The reality is more complicated. While the department clearly played hardball, the overwhelming majority of those farmers who were denied payments, about 72,000, were denied not because of any USDA decision but because they filed their applications late. The decision not to accept those late applications was made by an independent arbitrator, not by the government. Nor is it clear how many of these claims have merit. The potential class turned out to be far bigger than people imagined, and many may not have found out about their rights under the settlement until it was too late.

Among those who did get into the class on time, the nearly 9,000 people denied restitution were generally found -- again, not by the government -- to have failed to prove that white farmers in their areas had been given access to the benefits they were denied. The difficulty in proving this was partly the fault of the government, which was not forthcoming with relevant information. But lawyers for the farmers clearly underestimated as well the difficulty they would have in demonstrating discriminatory effect in each case.

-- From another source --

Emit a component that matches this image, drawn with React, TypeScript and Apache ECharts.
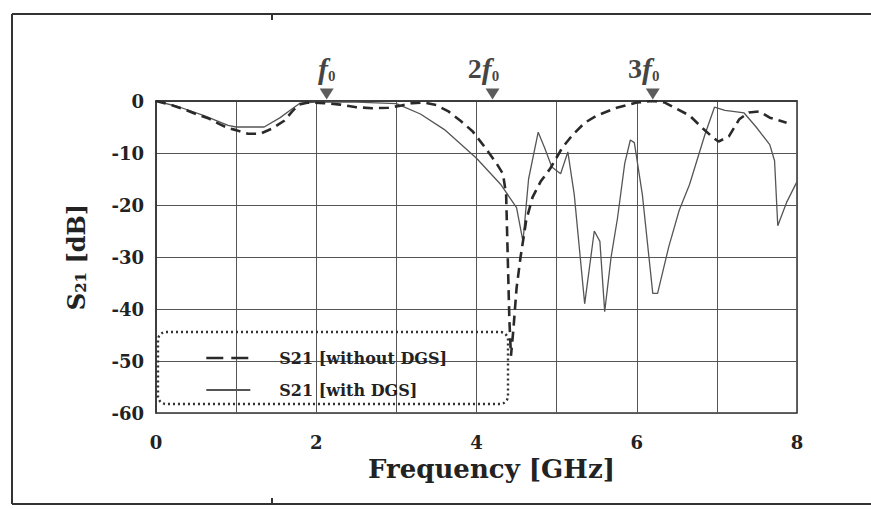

Under normal circumstances, the proper response to this problem might be "tough luck." A deal is a deal, after all, and mass justice is never perfect. But the magnitude of the underlying wrongdoing here -- decades of discrimination that have helped make black-owned farms a rarity in the United States -- calls for a more generous approach. Congress should extend the deadline to let the tens of thousands of applicants who filed late at least get hearings on their claims. And it should force the USDA to release the information that would substantiate or refute individual allegations concerning racial disparities. This is not a situation in which the normal rough and tumble of litigation will do.